Platform selection framework for executive teams
| Decision question | If yes, lean toward | Why it matters |
|---|---|---|
| Is the workforce size stable and access mostly internal? | Named user | Supports predictable budgeting and simpler procurement controls |
| Will automation, APIs, bots, or external ecosystem access grow materially? | Usage model | Better aligns cost to digital process execution rather than headcount |
| Is finance highly sensitive to monthly spend volatility? | Named user | Reduces consumption variability and eases annual planning |
| Is the business volume seasonal or transaction intensity highly variable? | Usage model | Can avoid overpaying for idle capacity during low-demand periods |
| Does the organization lack mature consumption governance and telemetry? | Named user | Lower operational complexity than metered commercial models |
| Is long-term modernization centered on composable, API-first architecture? | Usage model | Often fits cloud-native expansion and connected enterprise design |
This framework should be used alongside functional fit, implementation complexity, and migration planning. Licensing is not a standalone decision. It must align with the target-state architecture, operating model maturity, and transformation readiness of the organization.

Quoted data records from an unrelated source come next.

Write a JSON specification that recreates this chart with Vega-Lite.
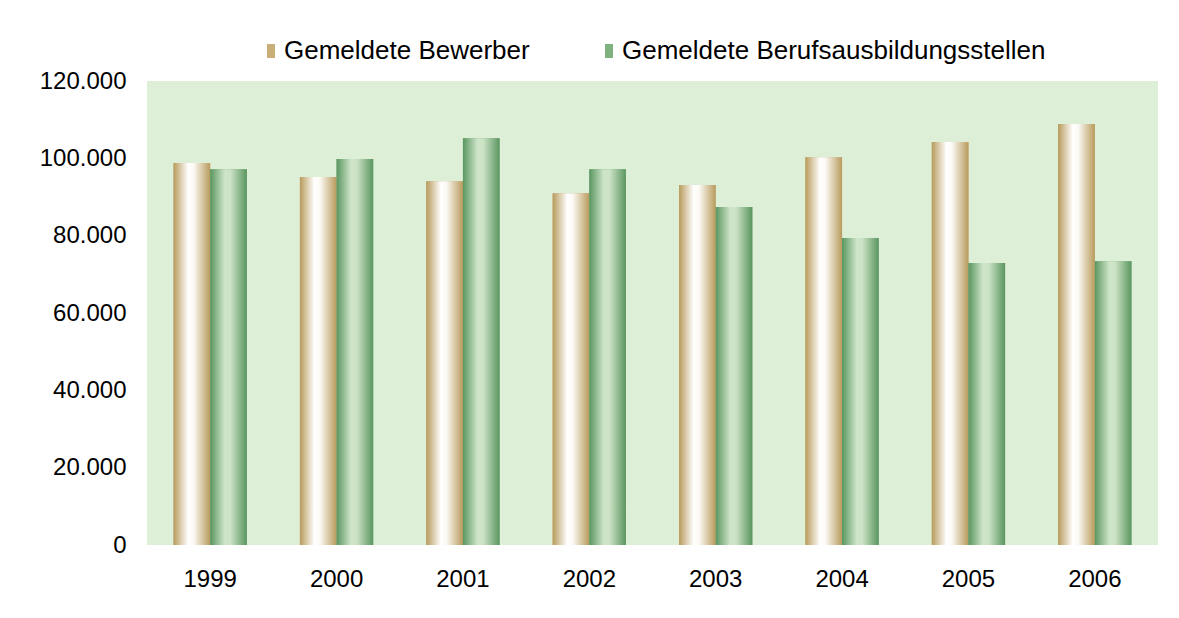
{
  "$schema": "https://vega.github.io/schema/vega-lite/v6.json",
  "autosize": "none",
  "width": 1011,
  "height": 464,
  "padding": {"left": 147, "top": 81, "right": 21, "bottom": 73},
  "background": "white",
  "config": {
    "font": "Liberation Sans",
    "view": {"fill": "#DEEFD8", "stroke": null},
    "locale": {"number": {"decimal": ",", "thousands": ".", "grouping": [3], "currency": ["", " €"]}}
  },
  "data": {
    "values": [
      {"year": "1999", "series": "Gemeldete Bewerber", "value": 98800},
      {"year": "1999", "series": "Gemeldete Berufsausbildungsstellen", "value": 97200},
      {"year": "2000", "series": "Gemeldete Bewerber", "value": 95200},
      {"year": "2000", "series": "Gemeldete Berufsausbildungsstellen", "value": 99800},
      {"year": "2001", "series": "Gemeldete Bewerber", "value": 94100},
      {"year": "2001", "series": "Gemeldete Berufsausbildungsstellen", "value": 105200},
      {"year": "2002", "series": "Gemeldete Bewerber", "value": 91000},
      {"year": "2002", "series": "Gemeldete Berufsausbildungsstellen", "value": 97200},
      {"year": "2003", "series": "Gemeldete Bewerber", "value": 93100},
      {"year": "2003", "series": "Gemeldete Berufsausbildungsstellen", "value": 87400},
      {"year": "2004", "series": "Gemeldete Bewerber", "value": 100300},
      {"year": "2004", "series": "Gemeldete Berufsausbildungsstellen", "value": 79400},
      {"year": "2005", "series": "Gemeldete Bewerber", "value": 104200},
      {"year": "2005", "series": "Gemeldete Berufsausbildungsstellen", "value": 72900},
      {"year": "2006", "series": "Gemeldete Bewerber", "value": 108900},
      {"year": "2006", "series": "Gemeldete Berufsausbildungsstellen", "value": 73400}
    ]
  },
  "encoding": {
    "x": {
      "field": "year", "type": "nominal", "title": null,
      "scale": {"paddingInner": 0.42, "paddingOuter": 0.21},
      "axis": {"labelAngle": 0, "labelFontSize": 24, "labelColor": "#000000", "labelPadding": 22, "domain": false, "ticks": false, "grid": false}
    },
    "xOffset": {
      "field": "series", "type": "nominal",
      "sort": ["Gemeldete Bewerber", "Gemeldete Berufsausbildungsstellen"],
      "scale": {"paddingInner": 0, "paddingOuter": 0}
    },
    "y": {
      "field": "value", "type": "quantitative", "title": null,
      "scale": {"domain": [0, 120000], "nice": false},
      "axis": {"values": [0, 20000, 40000, 60000, 80000, 100000, 120000], "format": ",d", "labelFontSize": 24, "labelColor": "#000000", "labelPadding": 21, "domain": false, "ticks": false, "grid": false}
    }
  },
  "layer": [
    {
      "mark": {"type": "bar"},
      "encoding": {
        "color": {
          "field": "series", "type": "nominal",
          "sort": ["Gemeldete Bewerber", "Gemeldete Berufsausbildungsstellen"],
          "scale": {
            "domain": ["Gemeldete Bewerber", "Gemeldete Berufsausbildungsstellen"],
            "range": ["#C9AE78", "#7FB27E"]
          },
          "legend": {
            "title": null,
            "orient": "none",
            "direction": "horizontal",
            "legendX": 111,
            "legendY": -43,
            "labelFontSize": 26,
            "labelLimit": 700,
            "labelColor": "#000000",
            "labelOffset": 0,
            "columnPadding": 66,
            "symbolType": "M-0.57,-1H0.57V1H-0.57Z",
            "symbolSize": 196,
            "symbolStrokeWidth": 0,
            "symbolOpacity": 1,
            "encode": {
              "symbols": {
                "update": {
                  "fill": {"value": {"expr": "datum.value === 'Gemeldete Bewerber' ? {gradient: 'linear', x1: 0, y1: 0, x2: 1, y2: 0, stops: [{offset: 0, color: '#B89B5C'}, {offset: 0.5, color: '#FFFFFF'}, {offset: 1, color: '#B89B5C'}]} : {gradient: 'linear', x1: 0, y1: 0, x2: 1, y2: 0, stops: [{offset: 0, color: '#5A9660'}, {offset: 0.5, color: '#CFE5C9'}, {offset: 1, color: '#5A9660'}]}"}}
                }
              }
            }
          }
        }
      }
    },
    {
      "mark": {"type": "bar"},
      "encoding": {
        "fill": {
          "condition": {
            "test": "datum.series === 'Gemeldete Bewerber'",
            "value": {"gradient": "linear", "x1": 0, "y1": 0, "x2": 1, "y2": 0, "stops": [
              {"offset": 0, "color": "#B89B5C"},
              {"offset": 0.4, "color": "#FFFFFF"},
              {"offset": 0.55, "color": "#FBF9F4"},
              {"offset": 1, "color": "#B89B5C"}
            ]}
          },
          "value": {"gradient": "linear", "x1": 0, "y1": 0, "x2": 1, "y2": 0, "stops": [
            {"offset": 0, "color": "#5A9660"},
            {"offset": 0.4, "color": "#CFE5C9"},
            {"offset": 0.55, "color": "#CDE3C6"},
            {"offset": 1, "color": "#5A9660"}
          ]}
        }
      }
    }
  ]
}
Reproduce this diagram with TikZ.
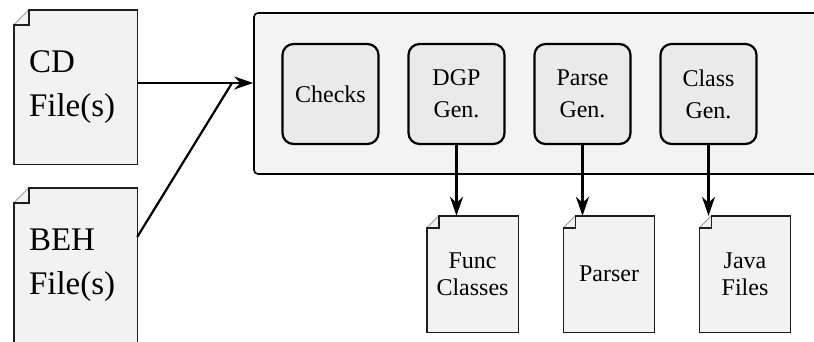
\documentclass[tikz,border=0pt]{standalone}
\usepackage{fontspec}
\setmainfont{Liberation Serif}
\newfontfamily\timesfont{Liberation Serif}
\usetikzlibrary{arrows.meta,calc,backgrounds}
\definecolor{docgray}{RGB}{242,242,242}
\definecolor{toolgray}{RGB}{243,243,243}
\definecolor{stagegray}{RGB}{234,234,234}
\definecolor{edgegray}{RGB}{30,30,30}
% document outline with a folded top-left corner
\newcommand{\docoutline}[2]{%
    \fill[docgray] (#1.south west) -- ($(#1.north west)+(0,#2)$) -- ($(#1.north west)+(#2,0)$)
        -- (#1.north east) -- (#1.south east) -- cycle;
    \draw[black!45, line width=0.7pt] ($(#1.north west)+(0,#2)$) -- ($(#1.north west)+(#2,0)$);
    \draw[edgegray, line width=1.4pt] (#1.south west) -- ($(#1.north west)+(0,#2)$) -- ($(#1.north west)+(#2,#2)$)
        -- ($(#1.north west)+(#2,0)$) -- (#1.north east) -- (#1.south east) -- cycle;
}
\begin{document}
\begin{tikzpicture}[x=1pt,y=-1pt]
    \def\bx{126}
    \def\by{94}
    \def\ox{330.5}
    \def\oy{274}

    \tikzstyle{infile}=[text width=93pt,align=left,inner xsep=15pt,inner ysep=0pt,minimum height=154pt,font=\timesfont\fontsize{33}{44}\selectfont]
    \tikzstyle{outfile}=[text width=91pt,align=center,inner sep=0pt,minimum height=116pt,font=\timesfont\fontsize{24}{27}\selectfont]
    \tikzstyle{toolbox}=[draw=black,line width=1.6pt,fill=toolgray,rounded corners=4pt,minimum width=576pt,minimum height=161pt]
    \tikzstyle{stage}=[draw=black,line width=2.2pt,fill=stagegray,rounded corners=11pt,text width=96pt,align=center,inner sep=0pt,minimum height=100pt,font=\timesfont\fontsize{24}{32}\selectfont]
    \tikzstyle{fwd}=[draw=black,line width=2.2pt,-{Stealth[length=19pt,width=13pt,inset=6pt]}]
    \tikzstyle{feed}=[draw=black,line width=2.2pt]

    \useasboundingbox (0,0) rectangle (814,341);

    \node[infile] (cd) at (75.5,87) {CD\\File(s)};
    \node[infile] (beh) at (75.5,265) {BEH\\File(s)};

    \node[toolbox] (tool) at (542,93.5) {};
    \node[stage] (chk) at (\ox+0*\bx,\by) {Checks};
    \node[stage] (dgp) at (\ox+1*\bx,\by) {DGP\\Gen.};
    \node[stage] (prs) at (\ox+2*\bx,\by) {Parse\\Gen.};
    \node[stage] (cls) at (\ox+3*\bx,\by) {Class\\Gen.};

    \node[outfile] (func) at (472.5,\oy) {Func\\Classes};
    \node[outfile] (parser) at (609,\oy) {Parser};
    \node[outfile] (java) at (745,\oy) {Java\\Files};

    \begin{scope}[on background layer]
        \docoutline{cd}{15}
        \docoutline{beh}{15}
        \docoutline{func}{12}
        \docoutline{parser}{12}
        \docoutline{java}{12}
    \end{scope}

    \coordinate (join) at (232,83);
    \coordinate (behout) at (beh.east |- 0,237);

    \draw [fwd] (cd.east |- join) -- (tool.west |- join);
    \draw [feed] (behout) -- (join);

    \draw [fwd] (dgp.south) -- (dgp.south |- func.north);
    \draw [fwd] (prs.south) -- (prs.south |- parser.north);
    \draw [fwd] (cls.south) -- (cls.south |- java.north);
\end{tikzpicture}
\end{document}
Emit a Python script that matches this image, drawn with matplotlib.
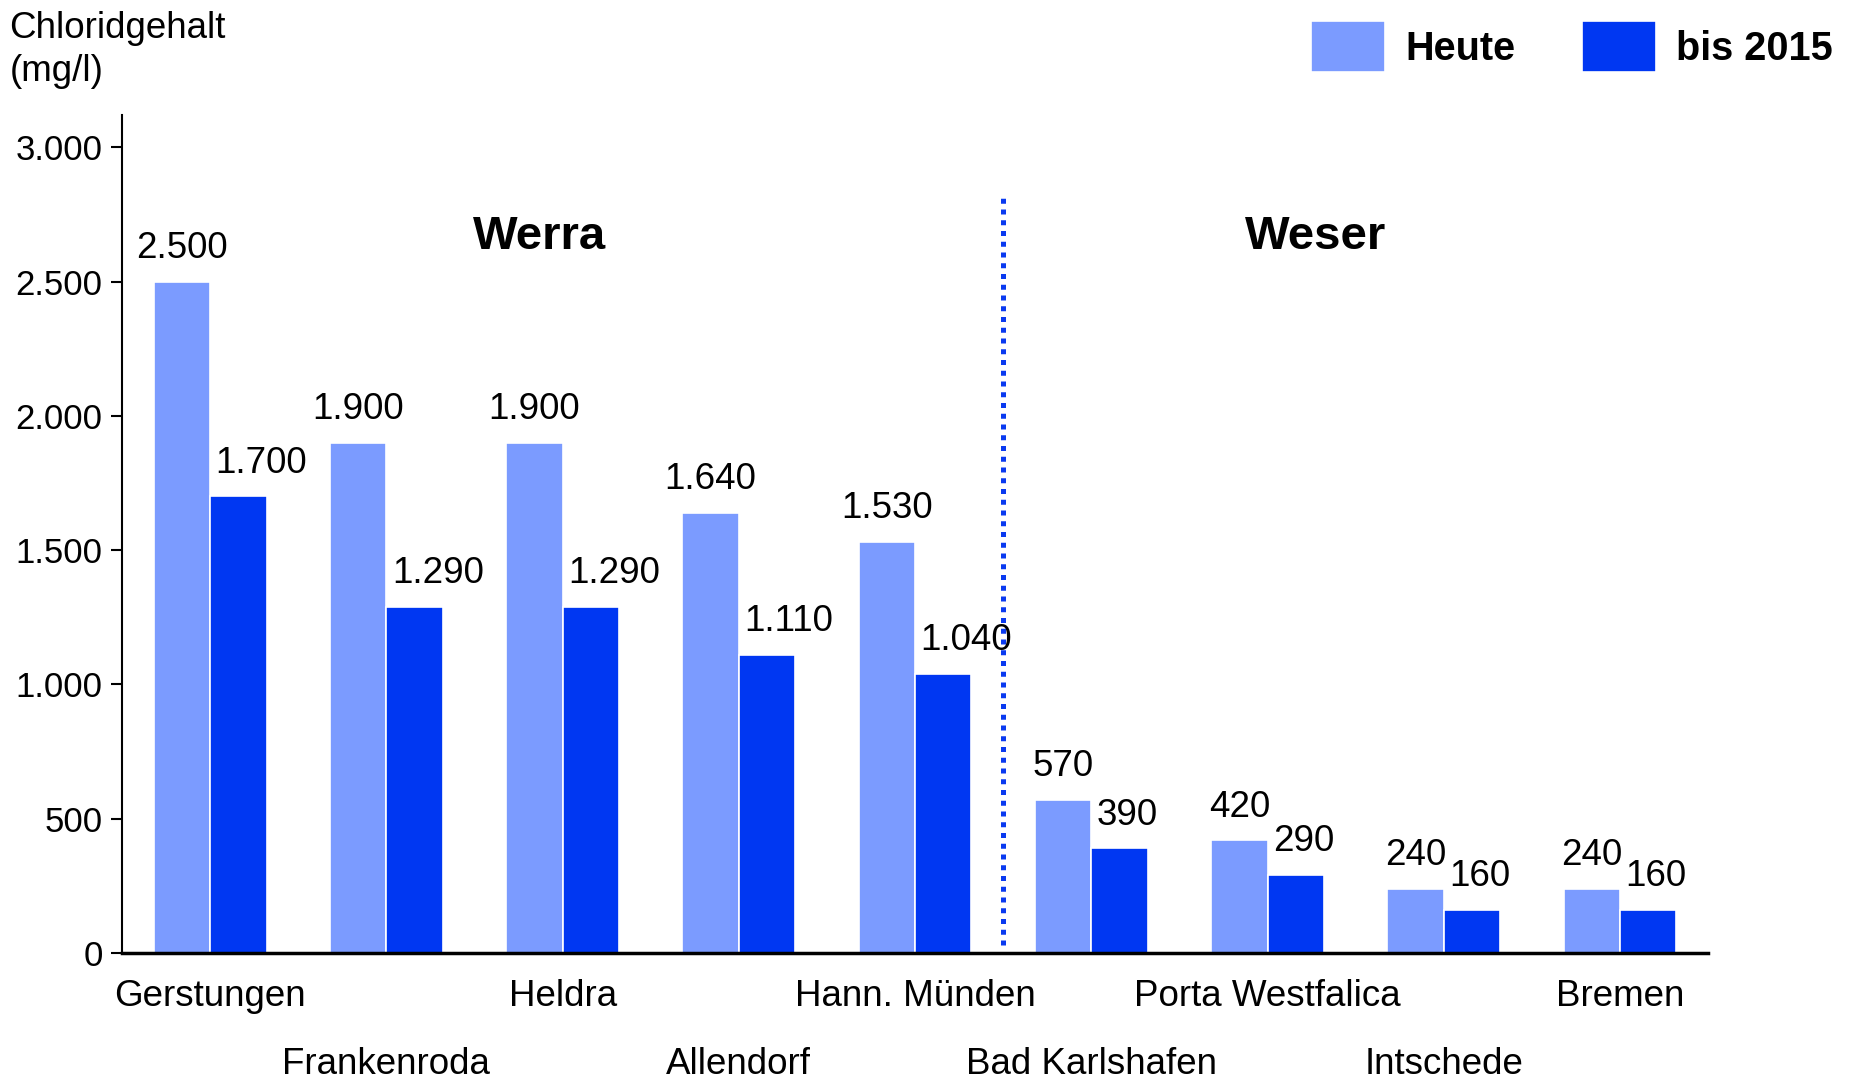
import numpy as np
import matplotlib as mpl
import matplotlib.pyplot as plt
import matplotlib.ticker as ticker

# Data
stations = ["Gerstungen", "Frankenroda", "Heldra", "Allendorf", "Hann. Münden",
            "Bad Karlshafen", "Porta Westfalica", "Intschede", "Bremen"]
heute = [2500, 1900, 1900, 1640, 1530, 570, 420, 240, 240]
bis_2015 = [1700, 1290, 1290, 1110, 1040, 390, 290, 160, 160]
series_names = ["Heute", "bis 2015"]
y_ticks = [0, 500, 1000, 1500, 2000, 2500, 3000]
river_names = ["Werra", "Weser"]

LIGHT = "#7b9bff"
DARK = "#0037f2"


def set_rc_params():
    params = {
        "font.family": ["Liberation Sans", "DejaVu Sans"],
        "font.size": 26,
        "axes.linewidth": 1.5,
        "xtick.labelsize": 26,
        "ytick.labelsize": 25,
    }
    for p in params:
        mpl.rcParams[p] = params[p]


def de_format(x, pos):
    return f"{x:,.0f}".replace(",", ".")


def main():
    set_rc_params()
    fig = plt.figure(figsize=(18.54, 10.88), dpi=100)
    ax = fig.add_axes([0.0658, 0.1241, 0.9213 - 0.0658, 0.8943 - 0.1241])

    x = np.arange(len(stations))
    w = 0.32
    b1 = ax.bar(x - w / 2, heute, width=w, color=LIGHT, edgecolor="white",
                linewidth=1.2, label=series_names[0])
    b2 = ax.bar(x + w / 2, bis_2015, width=w, color=DARK, edgecolor="white",
                linewidth=1.2, label=series_names[1])

    # value labels
    for xi, v in zip(x, heute):
        ax.annotate(de_format(v, None), (xi - w / 2, v), xytext=(0, 17),
                    textcoords="offset points", ha="center", va="baseline",
                    fontsize=26.5)
    for xi, v in zip(x, bis_2015):
        ax.annotate(de_format(v, None), (xi, v), xytext=(4, 17),
                    textcoords="offset points", ha="left", va="baseline",
                    fontsize=26.5)

    # separator between Werra and Weser
    ax.vlines(4.5, 30, 2820, colors="#0a3af0", linestyles=(0, (1, 1.15)),
              linewidth=3.6)
    ax.text(1.87, 2620, river_names[0], ha="center", va="baseline",
            fontsize=34, fontweight="bold")
    ax.text(6.27, 2620, river_names[1], ha="center", va="baseline",
            fontsize=34, fontweight="bold")

    ax.set_xlim(-0.5, 8.5)
    ax.set_ylim(0, 3120)
    ax.set_yticks(y_ticks)
    ax.yaxis.set_major_formatter(ticker.FuncFormatter(de_format))
    ax.tick_params(axis="y", direction="out", length=8, width=1.5, pad=6)

    # alternating station labels: even ones on first row, odd ones below
    ax.set_xticks(x[::2])
    ax.set_xticklabels(stations[::2])
    ax.set_xticks(x[1::2], minor=True)
    ax.set_xticklabels(stations[1::2], minor=True)
    ax.tick_params(axis="x", which="major", length=0, pad=19, labelsize=26.5)
    ax.tick_params(axis="x", which="minor", length=0, pad=68, labelsize=26.5)

    for s in ["top", "right"]:
        ax.spines[s].set_visible(False)
    ax.spines["left"].set_linewidth(1.5)
    ax.spines["bottom"].set_linewidth(2.5)

    fig.text(9.5 / 1854, 1 - 11 / 1088, "Chloridgehalt\n(mg/l)", ha="left",
             va="top", fontsize=26.5, linespacing=1.31)

    fig.legend(handles=[b1, b2], loc="upper right",
               bbox_to_anchor=(1833 / 1854, 1 - 21 / 1088), ncol=2,
               frameon=False, borderaxespad=0, borderpad=0,
               handlelength=1.87, handleheight=1.62, handletextpad=0.5,
               columnspacing=1.7, prop={"weight": "bold", "size": 28.5})

    fig.savefig("out.png", dpi=100)
    plt.close(fig)


if __name__ == "__main__":
    main()
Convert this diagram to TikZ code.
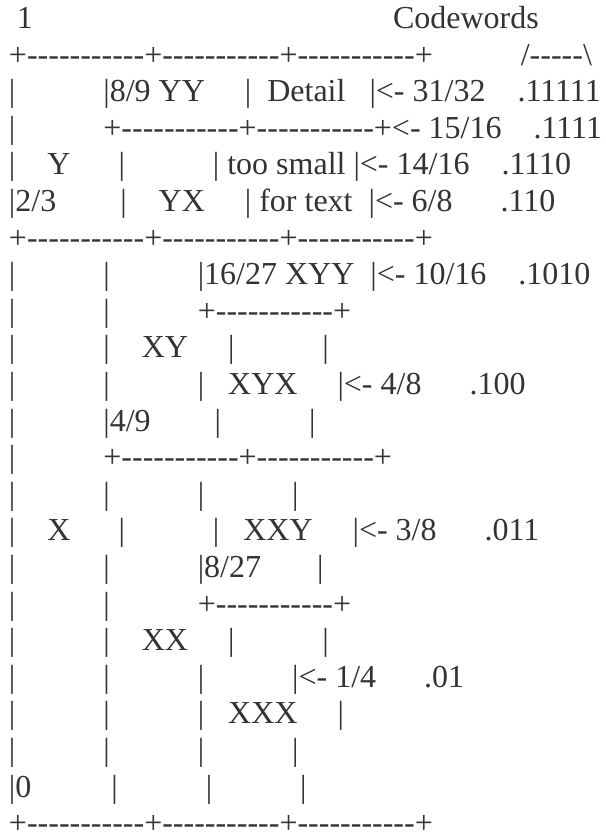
\documentclass[tikz,border=0pt]{standalone}
\usepackage{fontspec}
\newfontfamily\ascfont{Liberation Serif}[Ligatures=TeXOff]
\definecolor{txt}{RGB}{51,51,51}
\newcommand\spc[1]{\hspace*{#1\fontdimen2\font}}
\tikzset{
  asciirow/.style={anchor=base west, inner sep=0pt, outer sep=0pt,
    font=\ascfont\fontsize{32}{36.6}\selectfont, text=txt},
}
\begin{document}
\begin{tikzpicture}[x=1pt,y=1pt]
\fill[white] (0,0) rectangle (605,-840);
\path[use as bounding box] (0,0) rectangle (605,-840);
\def\lx{9}
\def\ly{28.5}
\def\lh{36.6}
\node[asciirow] (r1)  at (\lx,{-\ly-0*\lh})  {\spc{1}1\spc{45}Codewords};
\node[asciirow] (r2)  at (\lx,{-\ly-1*\lh})  {+-----------+-----------+-----------+\spc{11}/-----\textbackslash};
\node[asciirow] (r3)  at (\lx,{-\ly-2*\lh})  {|\spc{11}|8/9 YY\spc{5}|\spc{2}Detail\spc{3}|<- 31/32\spc{4}.11111};
\node[asciirow] (r4)  at (\lx,{-\ly-3*\lh})  {|\spc{11}+-----------+-----------+<- 15/16\spc{4}.1111};
\node[asciirow] (r5)  at (\lx,{-\ly-4*\lh})  {|\spc{4}Y\spc{6}|\spc{11}|\spc{1}too small\spc{1}|<- 14/16\spc{4}.1110};
\node[asciirow] (r6)  at (\lx,{-\ly-5*\lh})  {|2/3\spc{8}|\spc{4}YX\spc{5}|\spc{1}for text\spc{2}|<- 6/8\spc{6}.110};
\node[asciirow] (r7)  at (\lx,{-\ly-6*\lh})  {+-----------+-----------+-----------+};
\node[asciirow] (r8)  at (\lx,{-\ly-7*\lh})  {|\spc{11}|\spc{11}|16/27 XYY\spc{2}|<- 10/16\spc{4}.1010};
\node[asciirow] (r9)  at (\lx,{-\ly-8*\lh})  {|\spc{11}|\spc{11}+-----------+};
\node[asciirow] (r10) at (\lx,{-\ly-9*\lh})  {|\spc{11}|\spc{4}XY\spc{5}|\spc{11}|};
\node[asciirow] (r11) at (\lx,{-\ly-10*\lh}) {|\spc{11}|\spc{11}|\spc{3}XYX\spc{5}|<- 4/8\spc{6}.100};
\node[asciirow] (r12) at (\lx,{-\ly-11*\lh}) {|\spc{11}|4/9\spc{8}|\spc{11}|};
\node[asciirow] (r13) at (\lx,{-\ly-12*\lh}) {|\spc{11}+-----------+-----------+};
\node[asciirow] (r14) at (\lx,{-\ly-13*\lh}) {|\spc{11}|\spc{11}|\spc{11}|};
\node[asciirow] (r15) at (\lx,{-\ly-14*\lh}) {|\spc{4}X\spc{6}|\spc{11}|\spc{3}XXY\spc{5}|<- 3/8\spc{6}.011};
\node[asciirow] (r16) at (\lx,{-\ly-15*\lh}) {|\spc{11}|\spc{11}|8/27\spc{7}|};
\node[asciirow] (r17) at (\lx,{-\ly-16*\lh}) {|\spc{11}|\spc{11}+-----------+};
\node[asciirow] (r18) at (\lx,{-\ly-17*\lh}) {|\spc{11}|\spc{4}XX\spc{5}|\spc{11}|};
\node[asciirow] (r19) at (\lx,{-\ly-18*\lh}) {|\spc{11}|\spc{11}|\spc{11}|<- 1/4\spc{6}.01};
\node[asciirow] (r20) at (\lx,{-\ly-19*\lh}) {|\spc{11}|\spc{11}|\spc{3}XXX\spc{5}|};
\node[asciirow] (r21) at (\lx,{-\ly-20*\lh}) {|\spc{11}|\spc{11}|\spc{11}|};
\node[asciirow] (r22) at (\lx,{-\ly-21*\lh}) {|0\spc{10}|\spc{11}|\spc{11}|};
\node[asciirow] (r23) at (\lx,{-\ly-22*\lh}) {+-----------+-----------+-----------+};
\end{tikzpicture}
\end{document}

Procurement guidance: what to negotiate before signing
- Define precisely what counts as a user, transaction, API event, bot, external participant, storage unit, and reporting workload, and require audit rights on metering logic.
- Negotiate price protections, growth bands, overage caps, sandbox entitlements, merger and acquisition flexibility, and clear terms for integration-heavy or AI-enabled workloads.
For named user contracts, buyers should focus on role flexibility, reassignment rights, external access treatment, and protections against forced upgrades to premium user tiers. For usage-based contracts, the priority is transparency: metering definitions, threshold notifications, historical usage reporting, and commercial safeguards against unpredictable spikes.
AI ERP capabilities add another layer. Some vendors meter AI assistants, document extraction, forecasting runs, or agentic workflow actions separately from core ERP usage. Buyers should determine whether AI value is embedded in the base subscription or creates a second consumption curve that materially changes TCO.
Final recommendation: choose the model that fits how work scales
Named user versus usage-based ERP licensing is ultimately a question of how enterprise work scales. If value is driven primarily by a known set of employees performing controlled processes, named user pricing often delivers stronger cost predictability and easier governance. If value is driven by transaction growth, automation, ecosystem connectivity, and digital process throughput, usage-based pricing may better fit the cloud operating model.
The most effective SaaS buyers do not ask which model is cheaper in the abstract. They ask which model best supports enterprise scalability, operational resilience, interoperability, and modernization strategy over time. That requires scenario-based TCO analysis, architecture-aware evaluation, and disciplined procurement design.
For SysGenPro clients, the practical recommendation is to evaluate licensing as part of enterprise decision intelligence: map pricing mechanics to process architecture, growth assumptions, automation plans, and governance maturity. That approach reduces licensing surprises, improves platform selection quality, and creates a more durable ERP modernization outcome.